If you own Class A or B apartments in South Florida, Southern California, or Washington, D.C., you've had some very good years. While multifamily properties have increased in value across the country, it's nothing quite like what's happening in these cities. Property values are soaring. Apartments in Southern California have seen their valuations increase 98 percent since 1999, with the biggest jump coming in 2002 when prices jumped 22 percent, according to Linwood Thompson, managing director for the National Multi Housing Group at Marcus & Millichap, a brokerage firm in Atlanta.
One primary reason for this phenomenon: strong condo-conversion markets. "The condo product is the stuff with the most demand and most money chasing it," says Chris Beda, managing partner and chief investment officer for Carmel Partners, an owner, developer, and manager of real estate in Denver. "There is a tremendous trend to do condo conversion. That's made it much more competitive because there are still people out there trying to buy these properties as apartments" in addition to condo converters buying them.

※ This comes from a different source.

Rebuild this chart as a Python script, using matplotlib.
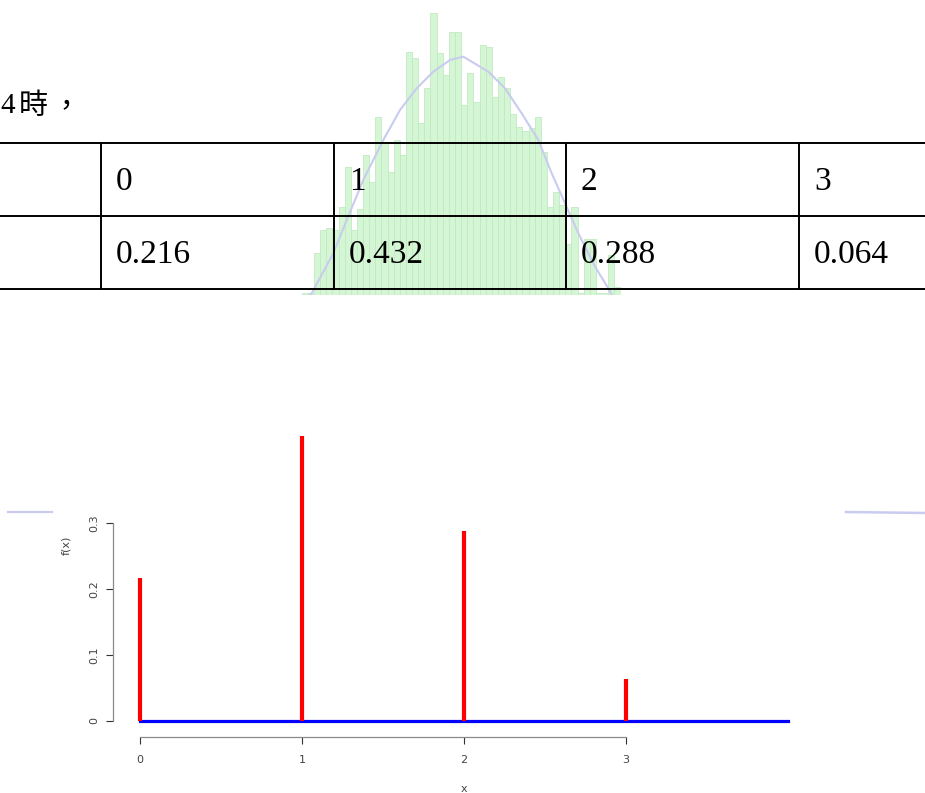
import numpy as np
import matplotlib.pyplot as plt

# 表格資料
x_vals = [0, 1, 2, 3]
probs = [0.216, 0.432, 0.288, 0.064]
head_labels = ['0', '1', '2', '3']
prob_labels = ['0.216', '0.432', '0.288', '0.064']
x_line = [0, 4]

# 背景浮水印直方圖 (高度讀自圖片)
hist_counts = [0, 2, 2,
               42, 65, 67, 65, 88, 128, 65, 86,
               140, 113, 178, 152, 123, 155, 140,
               243, 237, 172, 207, 282, 242, 220, 263, 263,
               190, 222, 193, 250, 248, 198, 218, 207,
               181, 168, 164, 167, 178, 143, 88, 103, 90, 51, 88,
               2, 56, 56, 2, 2, 40, 8]
curve_x = [2.3, 2.63, 6.15, 8.34, 11.04, 14.31, 17.03, 19.76, 22.46, 25.19,
           27.36, 28.73, 31.44, 34.16, 36.88, 39.59, 41.78, 43.95, 46.12,
           48.85, 51.01, 51.6]
curve_y = [0, 1.7, 41.7, 75, 115, 155, 185, 206.7, 223.3, 235, 238.3,
           233.3, 223.3, 206.7, 181.7, 155, 121.7, 91.7, 61.7, 28.3, 6.7, 0]

W, H = 925, 793
fig = plt.figure(figsize=(W / 100, H / 100), dpi=100)


def px_box(x0, y0, x1, y1):
    return [x0 / W, 1 - y1 / H, (x1 - x0) / W, (y1 - y0) / H]


# 浮水印
wm = fig.add_axes(px_box(295.6, 0, 620.5, 295), zorder=0)
wm.bar(np.arange(len(hist_counts)), hist_counts, width=1, align='edge',
       color='#d4f6d4', edgecolor='#c2eac2', linewidth=0.6)
wm.plot(curve_x, curve_y, color='#c9cbef', lw=1.5)
wm.set_xlim(0, len(hist_counts))
wm.set_ylim(0, 295)
wm.axis('off')

# 表格與文字 (像素座標)
bg = fig.add_axes([0, 0, 1, 1], zorder=1)
bg.patch.set_alpha(0)
bg.set_xlim(0, W)
bg.set_ylim(H, 0)
bg.axis('off')

for y in [142.5, 215.5, 288.5]:
    bg.plot([0, W], [y, y], color='black', lw=1.4)
for x in [101, 334, 566, 799]:
    bg.plot([x, x], [142.5, 288.5], color='black', lw=1.4)

serif = ['Liberation Serif', 'Noto Sans CJK TC']
for x, t in zip([101, 334, 566, 799], head_labels):
    bg.text(x + 15, 190, t, fontsize=24, family=serif, va='baseline', ha='left')
for x, t in zip([101, 334, 566, 799], prob_labels):
    bg.text(x + 15, 263, t, fontsize=24, family=serif, va='baseline', ha='left')

bg.text(0, 113, '4', fontsize=21, family=serif, va='baseline')
bg.text(19, 114, '時', fontsize=21, family=['Noto Sans CJK TC'], va='baseline')
bg.text(51, 114, '，', fontsize=21, family=['Noto Sans CJK TC'], va='baseline')

# 兩側殘留的淡紫線段
bg.plot([8, 52], [512, 512], color='#c9cbef', lw=1.6)
bg.plot([846, 925], [512, 513], color='#c9cbef', lw=1.8)

# R 風格的機率函數圖
ax = fig.add_axes(px_box(114.1, 424.5, 813.9, 732.4), zorder=2)
ax.patch.set_alpha(0)
ax.plot(x_line, [0, 0], color='blue', lw=2.3)
ax.vlines(x_vals, 0, probs, color='red', lw=3)
ax.set_xlim(-0.16, 4.16)
ax.set_ylim(-0.01728, 0.44928)

for s in ['top', 'right']:
    ax.spines[s].set_visible(False)
ax.spines['left'].set_position(('outward', 1))
ax.spines['bottom'].set_position(('outward', 3))
ax.spines['left'].set_bounds(0, 0.3)
ax.spines['bottom'].set_bounds(0, 3)
for s in ['left', 'bottom']:
    ax.spines[s].set_color('#8a8a8a')
    ax.spines[s].set_linewidth(0.9)

ax.set_xticks(x_vals)
ax.set_xticklabels(['0', '1', '2', '3'])
ax.set_yticks([0, 0.1, 0.2, 0.3])
ax.set_yticklabels(['0', '0.1', '0.2', '0.3'], rotation=90, va='center')
ax.tick_params(length=5, width=0.8, color='#333333', labelcolor='#444444',
               labelsize=8)
ax.tick_params(axis='y', pad=5)
ax.tick_params(axis='x', pad=8)

ax.set_xlabel('x', fontsize=8, color='#444444')
ax.set_ylabel('f(x)', fontsize=8, color='#444444')
ax.xaxis.set_label_coords(0.5, -0.168)
ax.yaxis.set_label_coords(-0.062, 0.608)

fig.savefig('out.png', dpi=100)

With condo converters, private investors, institutions, and REITs chasing deals, the bidding for multifamily properties has become hot and heavy around the country. But there are a few spots that are cooler, including some Midwestern markets as well as those places with low barriers to entry and shaky employment situations. Even in these cities, though, demand is at an all-time high, according to industry watchers. The acquisitiveness even crosses property lines, with buyers pursuing not only Class A and B properties, but Class C as well.
"Converters can pay more and sell a product for a lot more," Neely says. "We have to underwrite it as a rental and operate it as a rental building. If a building is ripe for condo conversion and in a condo market, we really can't compete today. We're just priced out of the market."
Since Neely operates in Washington, Southern California, and South Florida, he's seen a lot of these deals cross his desk. The reason condo converters flock to these markets? Supply and demand. Lots of people want to become homeowners but can't afford the steep single-family home prices in these markets. Meanwhile, local governments make it difficult to develop new multifamily properties, which limits the availability of condos.
But each of these areas possesses other characteristics that make them popular with multifamily property purchasers. In Southern California and South Florida, water and immigration are the big attractions. In South Florida, prices have climbed 35 percent in the past three years, to a median price per unit of $70,000, according to Thompson.
Multifamily buyers are feeling this pricing pressure. "The competition in Florida is fierce," says John Smith, senior vice president of acquisitions for Home Properties, a REIT based in Rochester, N.Y. "We are in southeastern Florida because of immigration from Latin America and migration from the Northeast. There are also barriers to entry, with ocean to the east and the Everglades to the west."